-- begin INFORMATION SHOWN --
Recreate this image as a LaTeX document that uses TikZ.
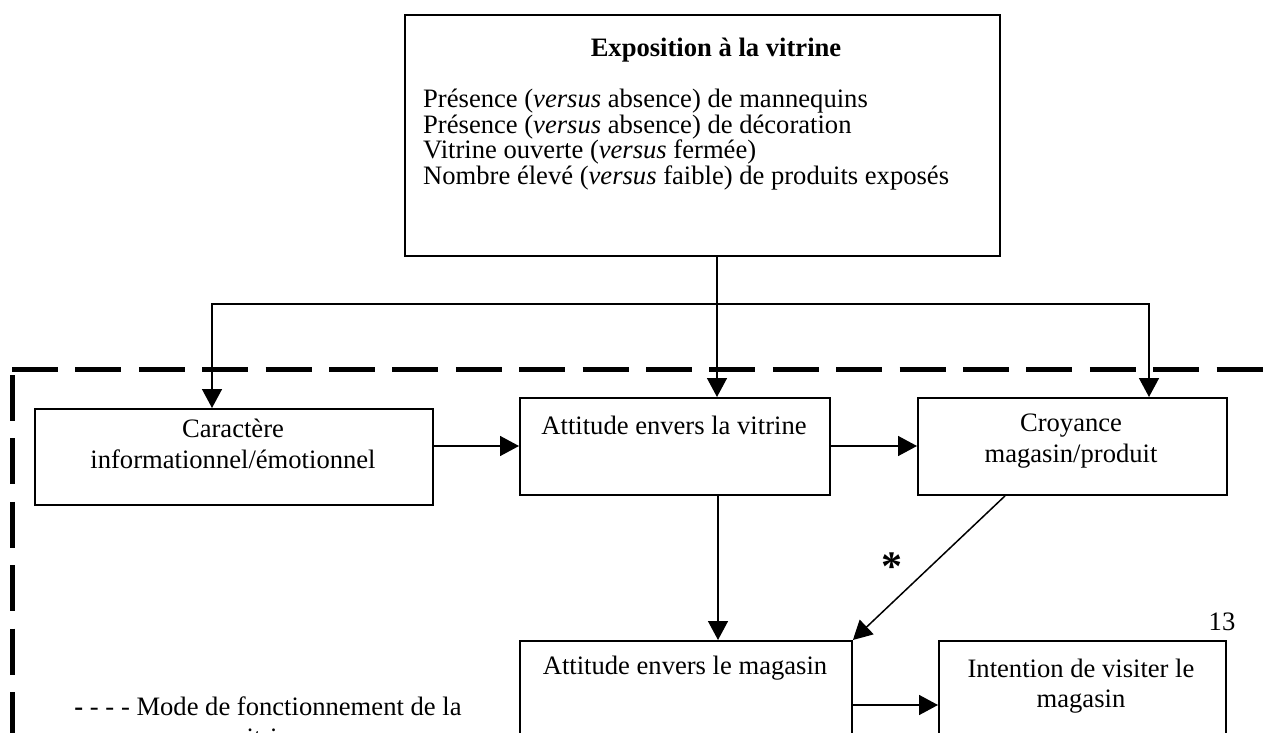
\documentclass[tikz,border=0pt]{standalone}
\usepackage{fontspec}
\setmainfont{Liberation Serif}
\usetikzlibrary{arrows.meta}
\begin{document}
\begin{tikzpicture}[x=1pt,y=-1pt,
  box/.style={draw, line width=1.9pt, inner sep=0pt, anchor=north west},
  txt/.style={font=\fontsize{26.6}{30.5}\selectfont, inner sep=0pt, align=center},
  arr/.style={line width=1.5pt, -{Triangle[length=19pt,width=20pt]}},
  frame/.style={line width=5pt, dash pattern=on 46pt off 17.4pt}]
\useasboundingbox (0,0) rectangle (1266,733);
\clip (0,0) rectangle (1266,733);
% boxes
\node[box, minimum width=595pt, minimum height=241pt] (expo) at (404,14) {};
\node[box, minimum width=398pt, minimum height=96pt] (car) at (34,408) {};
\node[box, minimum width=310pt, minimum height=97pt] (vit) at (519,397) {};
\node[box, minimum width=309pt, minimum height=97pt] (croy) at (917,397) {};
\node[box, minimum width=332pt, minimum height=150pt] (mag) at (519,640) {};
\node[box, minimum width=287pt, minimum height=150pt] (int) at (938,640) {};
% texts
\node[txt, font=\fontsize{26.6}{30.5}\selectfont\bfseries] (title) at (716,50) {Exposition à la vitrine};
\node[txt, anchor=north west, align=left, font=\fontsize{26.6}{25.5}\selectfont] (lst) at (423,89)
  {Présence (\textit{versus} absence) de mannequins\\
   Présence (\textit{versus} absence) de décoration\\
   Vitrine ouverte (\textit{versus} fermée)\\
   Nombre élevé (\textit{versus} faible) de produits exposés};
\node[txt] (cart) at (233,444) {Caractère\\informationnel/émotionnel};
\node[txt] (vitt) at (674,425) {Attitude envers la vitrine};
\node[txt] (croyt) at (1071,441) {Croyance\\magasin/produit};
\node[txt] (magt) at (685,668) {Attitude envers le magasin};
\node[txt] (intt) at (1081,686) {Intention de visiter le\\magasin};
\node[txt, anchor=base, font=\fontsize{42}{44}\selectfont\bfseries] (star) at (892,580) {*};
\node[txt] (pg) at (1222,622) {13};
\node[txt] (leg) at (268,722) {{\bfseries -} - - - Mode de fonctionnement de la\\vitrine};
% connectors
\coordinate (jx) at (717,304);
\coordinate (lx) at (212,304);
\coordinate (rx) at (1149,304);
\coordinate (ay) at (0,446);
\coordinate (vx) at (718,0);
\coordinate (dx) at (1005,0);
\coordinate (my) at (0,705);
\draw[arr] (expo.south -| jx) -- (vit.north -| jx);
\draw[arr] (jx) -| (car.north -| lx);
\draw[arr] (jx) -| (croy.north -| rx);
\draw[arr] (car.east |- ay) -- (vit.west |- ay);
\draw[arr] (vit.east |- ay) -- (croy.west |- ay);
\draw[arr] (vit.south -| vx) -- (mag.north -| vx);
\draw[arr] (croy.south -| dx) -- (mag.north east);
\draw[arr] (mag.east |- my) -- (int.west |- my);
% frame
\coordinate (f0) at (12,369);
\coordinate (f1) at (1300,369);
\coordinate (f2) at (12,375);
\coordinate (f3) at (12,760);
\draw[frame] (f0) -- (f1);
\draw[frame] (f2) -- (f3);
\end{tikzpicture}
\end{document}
-- end INFORMATION SHOWN --
EXERCISE PROMPT
Print each line of the material above exactly, with the pictures removed from your copy.

SOLVED PROBLEM
Recreate this image as a LaTeX document that uses TikZ.
\documentclass[tikz,border=0pt]{standalone}
\usepackage{fontspec}
\setmainfont{Liberation Serif}
\usetikzlibrary{arrows.meta}
\begin{document}
\begin{tikzpicture}[x=1pt,y=-1pt,
  box/.style={draw, line width=1.9pt, inner sep=0pt, anchor=north west},
  txt/.style={font=\fontsize{26.6}{30.5}\selectfont, inner sep=0pt, align=center},
  arr/.style={line width=1.5pt, -{Triangle[length=19pt,width=20pt]}},
  frame/.style={line width=5pt, dash pattern=on 46pt off 17.4pt}]
\useasboundingbox (0,0) rectangle (1266,733);
\clip (0,0) rectangle (1266,733);
% boxes
\node[box, minimum width=595pt, minimum height=241pt] (expo) at (404,14) {};
\node[box, minimum width=398pt, minimum height=96pt] (car) at (34,408) {};
\node[box, minimum width=310pt, minimum height=97pt] (vit) at (519,397) {};
\node[box, minimum width=309pt, minimum height=97pt] (croy) at (917,397) {};
\node[box, minimum width=332pt, minimum height=150pt] (mag) at (519,640) {};
\node[box, minimum width=287pt, minimum height=150pt] (int) at (938,640) {};
% texts
\node[txt, font=\fontsize{26.6}{30.5}\selectfont\bfseries] (title) at (716,50) {Exposition à la vitrine};
\node[txt, anchor=north west, align=left, font=\fontsize{26.6}{25.5}\selectfont] (lst) at (423,89)
  {Présence (\textit{versus} absence) de mannequins\\
   Présence (\textit{versus} absence) de décoration\\
   Vitrine ouverte (\textit{versus} fermée)\\
   Nombre élevé (\textit{versus} faible) de produits exposés};
\node[txt] (cart) at (233,444) {Caractère\\informationnel/émotionnel};
\node[txt] (vitt) at (674,425) {Attitude envers la vitrine};
\node[txt] (croyt) at (1071,441) {Croyance\\magasin/produit};
\node[txt] (magt) at (685,668) {Attitude envers le magasin};
\node[txt] (intt) at (1081,686) {Intention de visiter le\\magasin};
\node[txt, anchor=base, font=\fontsize{42}{44}\selectfont\bfseries] (star) at (892,580) {*};
\node[txt] (pg) at (1222,622) {13};
\node[txt] (leg) at (268,722) {{\bfseries -} - - - Mode de fonctionnement de la\\vitrine};
% connectors
\coordinate (jx) at (717,304);
\coordinate (lx) at (212,304);
\coordinate (rx) at (1149,304);
\coordinate (ay) at (0,446);
\coordinate (vx) at (718,0);
\coordinate (dx) at (1005,0);
\coordinate (my) at (0,705);
\draw[arr] (expo.south -| jx) -- (vit.north -| jx);
\draw[arr] (jx) -| (car.north -| lx);
\draw[arr] (jx) -| (croy.north -| rx);
\draw[arr] (car.east |- ay) -- (vit.west |- ay);
\draw[arr] (vit.east |- ay) -- (croy.west |- ay);
\draw[arr] (vit.south -| vx) -- (mag.north -| vx);
\draw[arr] (croy.south -| dx) -- (mag.north east);
\draw[arr] (mag.east |- my) -- (int.west |- my);
% frame
\coordinate (f0) at (12,369);
\coordinate (f1) at (1300,369);
\coordinate (f2) at (12,375);
\coordinate (f3) at (12,760);
\draw[frame] (f0) -- (f1);
\draw[frame] (f2) -- (f3);
\end{tikzpicture}
\end{document}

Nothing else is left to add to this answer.